The new Washington Post/ABC News poll finds Donald Trump way ahead of his rivals with 33 percent support among Republicans and GOP-leaning independents. But perhaps the most remarkable finding in the poll is how highly Republicans and GOP-leaners rate Trump on a range of personal attributes:
1) Republicans say by 64-35 that Trump is “qualified to serve as president.” By contrast, Americans overall say by 60-37 that he is not qualified.
2) Republicans say by 60-35 that Trump is “honest and trustworthy.” By contrast, Americans overall say he is not honest and trustworthy by 59-35.
3) Republicans say by 53-45 that Trump understands the problems of people like them. By contrast, Americans overall say he does not by 67-29.
4) Republicans say by 54-42 that Trump “has the kind of personality and temperament it takes to serve effectively as president.” By contrast, Americans overall say he doesn’t have those things by 63-33.
That’s remarkable.
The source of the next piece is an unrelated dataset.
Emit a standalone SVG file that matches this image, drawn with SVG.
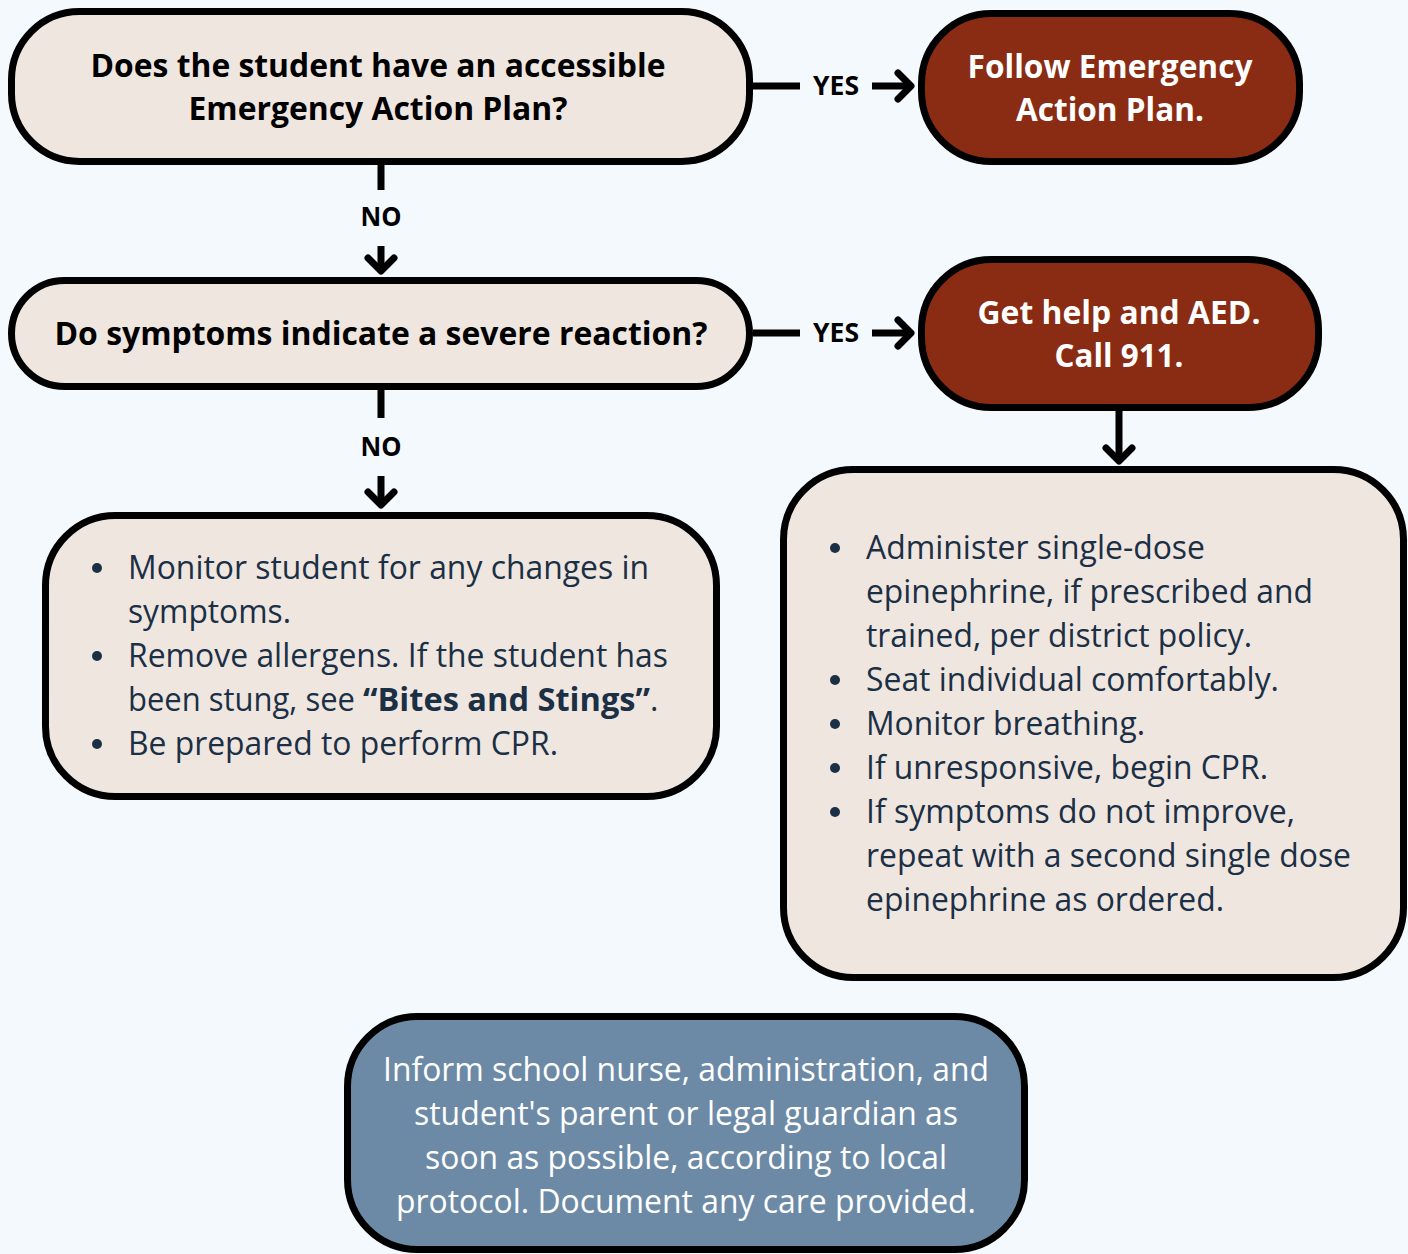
<svg xmlns="http://www.w3.org/2000/svg" width="1408" height="1254" viewBox="0 0 1408 1254">
  <style>
    .box { stroke: #000; stroke-width: 7; }
    .q { fill: #EFE6E0; }
    .act { fill: #8A2C13; }
    .info { fill: #6C8AA6; }
    .title { font-family: "Open Sans", "Liberation Sans", sans-serif; font-weight: 700; font-size: 33px; text-anchor: middle; }
    .dark { fill: #000; }
    .light { fill: #FFFFFF; }
    .body { font-family: "Open Sans", "Liberation Sans", sans-serif; font-size: 32px; fill: #1B2F45; }
    .note { font-family: "Open Sans", "Liberation Sans", sans-serif; font-size: 32px; fill: #FFFFFF; text-anchor: middle; }
    .lbl { font-family: "Open Sans", "Liberation Sans", sans-serif; font-weight: 700; font-size: 26px; fill: #000; text-anchor: middle; }
    .wire { stroke: #000; stroke-width: 7; fill: none; stroke-linecap: butt; }
    .head { stroke: #000; stroke-width: 7; fill: none; stroke-linecap: round; stroke-linejoin: round; }
    .dot { fill: #1B2F45; }
  </style>
  <rect width="1408" height="1254" fill="#F4F9FE"/>

  <g id="connectors">
    <!-- plan? -> follow plan -->
    <line class="wire" x1="753" y1="86" x2="800" y2="86"/>
    <text class="lbl" x="836" y="95" textLength="46" lengthAdjust="spacingAndGlyphs">YES</text>
    <line class="wire" x1="872" y1="86" x2="910" y2="86"/>
    <polyline class="head" points="898,73 911,86 898,99"/>
    <!-- plan? -> severe? -->
    <line class="wire" x1="381" y1="163" x2="381" y2="190"/>
    <text class="lbl" x="381" y="226" textLength="41" lengthAdjust="spacingAndGlyphs">NO</text>
    <line class="wire" x1="381" y1="246" x2="381" y2="270"/>
    <polyline class="head" points="368,258 381,271 394,258"/>
    <!-- severe? -> get help -->
    <line class="wire" x1="753" y1="333" x2="800" y2="333"/>
    <text class="lbl" x="836" y="342" textLength="46" lengthAdjust="spacingAndGlyphs">YES</text>
    <line class="wire" x1="872" y1="333" x2="910" y2="333"/>
    <polyline class="head" points="898,320 911,333 898,346"/>
    <!-- severe? -> monitor -->
    <line class="wire" x1="381" y1="390" x2="381" y2="418"/>
    <text class="lbl" x="381" y="456" textLength="41" lengthAdjust="spacingAndGlyphs">NO</text>
    <line class="wire" x1="381" y1="476" x2="381" y2="504"/>
    <polyline class="head" points="368,492 381,505 394,492"/>
    <!-- get help -> administer -->
    <line class="wire" x1="1119" y1="410" x2="1119" y2="460"/>
    <polyline class="head" points="1106,448 1119,461 1132,448"/>
  </g>

  <g id="node-plan">
    <rect class="box q" x="11.5" y="11.5" width="738" height="150" rx="68"/>
    <text class="title dark" x="378" y="77" textLength="575" lengthAdjust="spacingAndGlyphs">Does the student have an accessible</text>
    <text class="title dark" x="378" y="120" textLength="379" lengthAdjust="spacingAndGlyphs">Emergency Action Plan?</text>
  </g>

  <g id="node-follow">
    <rect class="box act" x="921.5" y="13.5" width="378" height="148" rx="70"/>
    <text class="title light" x="1110" y="78" textLength="285" lengthAdjust="spacingAndGlyphs">Follow Emergency</text>
    <text class="title light" x="1110" y="121" textLength="188" lengthAdjust="spacingAndGlyphs">Action Plan.</text>
  </g>

  <g id="node-severe">
    <rect class="box q" x="11.5" y="280.5" width="738" height="106" rx="53"/>
    <text class="title dark" x="381" y="345" textLength="653" lengthAdjust="spacingAndGlyphs">Do symptoms indicate a severe reaction?</text>
  </g>

  <g id="node-help">
    <rect class="box act" x="921.5" y="259.5" width="397" height="148" rx="70"/>
    <text class="title light" x="1119" y="324" textLength="283" lengthAdjust="spacingAndGlyphs">Get help and AED.</text>
    <text class="title light" x="1119" y="367" textLength="129" lengthAdjust="spacingAndGlyphs">Call 911.</text>
  </g>

  <g id="node-monitor">
    <rect class="box q" x="45.5" y="515.5" width="671" height="281" rx="70"/>
    <circle class="dot" cx="97" cy="568" r="5"/>
    <circle class="dot" cx="97" cy="656" r="5"/>
    <circle class="dot" cx="97" cy="744" r="5"/>
    <text class="body" x="128" y="579" textLength="521" lengthAdjust="spacingAndGlyphs">Monitor student for any changes in</text>
    <text class="body" x="128" y="623" textLength="163" lengthAdjust="spacingAndGlyphs">symptoms.</text>
    <text class="body" x="128" y="667" textLength="540" lengthAdjust="spacingAndGlyphs">Remove allergens. If the student has</text>
    <text class="body" x="128" y="711"><tspan textLength="235" lengthAdjust="spacingAndGlyphs">been stung, see </tspan><tspan font-weight="700" textLength="287" lengthAdjust="spacingAndGlyphs">“Bites and Stings”</tspan><tspan>.</tspan></text>
    <text class="body" x="128" y="755" textLength="430" lengthAdjust="spacingAndGlyphs">Be prepared to perform CPR.</text>
  </g>

  <g id="node-administer">
    <rect class="box q" x="783.5" y="469.5" width="620" height="508" rx="70"/>
    <circle class="dot" cx="835" cy="548" r="5"/>
    <circle class="dot" cx="835" cy="680" r="5"/>
    <circle class="dot" cx="835" cy="724" r="5"/>
    <circle class="dot" cx="835" cy="768" r="5"/>
    <circle class="dot" cx="835" cy="812" r="5"/>
    <text class="body" x="866" y="559" textLength="339" lengthAdjust="spacingAndGlyphs">Administer single-dose</text>
    <text class="body" x="866" y="603" textLength="447" lengthAdjust="spacingAndGlyphs">epinephrine, if prescribed and</text>
    <text class="body" x="866" y="647" textLength="386" lengthAdjust="spacingAndGlyphs">trained, per district policy.</text>
    <text class="body" x="866" y="691" textLength="413" lengthAdjust="spacingAndGlyphs">Seat individual comfortably.</text>
    <text class="body" x="866" y="735" textLength="279" lengthAdjust="spacingAndGlyphs">Monitor breathing.</text>
    <text class="body" x="866" y="779" textLength="402" lengthAdjust="spacingAndGlyphs">If unresponsive, begin CPR.</text>
    <text class="body" x="866" y="823" textLength="429" lengthAdjust="spacingAndGlyphs">If symptoms do not improve,</text>
    <text class="body" x="866" y="867" textLength="485" lengthAdjust="spacingAndGlyphs">repeat with a second single dose</text>
    <text class="body" x="866" y="911" textLength="358" lengthAdjust="spacingAndGlyphs">epinephrine as ordered.</text>
  </g>

  <g id="node-inform">
    <rect class="box info" x="347.5" y="1016.5" width="677" height="233" rx="70"/>
    <text class="note" x="686" y="1081" textLength="606" lengthAdjust="spacingAndGlyphs">Inform school nurse, administration, and</text>
    <text class="note" x="686" y="1125" textLength="544" lengthAdjust="spacingAndGlyphs">student's parent or legal guardian as</text>
    <text class="note" x="686" y="1169" textLength="522" lengthAdjust="spacingAndGlyphs">soon as possible, according to local</text>
    <text class="note" x="686" y="1213" textLength="580" lengthAdjust="spacingAndGlyphs">protocol. Document any care provided.</text>
  </g>
</svg>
And by the way, a recent Quinnipiac survey also found majorities of Iowa Republicans give Trump similarly positive personal ratings.
He goes on to argue that Hillary's 20-plus years in the spotlight in politics makes the fact Democrats like her and Republicans don't somewhat more explainable. But Trump? Guy's a reality show host.
But Trump is largely known to Republicans not as a longtime high profile public official who has long been thought about for the presidency, but as a “brash” (as everyone’s favorite euphemism has it) billionaire who suddenly burst on to the political scene, names big buildings after himself, fires people on television, and regularly insults groups that include millions of Americans. Yet majorities of Republicans think he’s honest and trustworthy, understands their needs and problems, and is temperamentally suited to the presidency.
This may mainly reflect the fact that Trump gets a lot of media attention, so he’s getting far more exposure among Republican voters than his rivals are. That media attention regularly broadcasts images of Trump spewing vaguely Republican-sounding talking points (most of the time, anyway) about things like immigration and China (in addition to all of the insults), which could be helping to create generally positive attitudes towards him. Or perhaps Republican voters just like the show Trump is putting on as he publicly torments the GOP establishment and “tells it like it is” (a quality Republican voters keep telling reporters they admire in him).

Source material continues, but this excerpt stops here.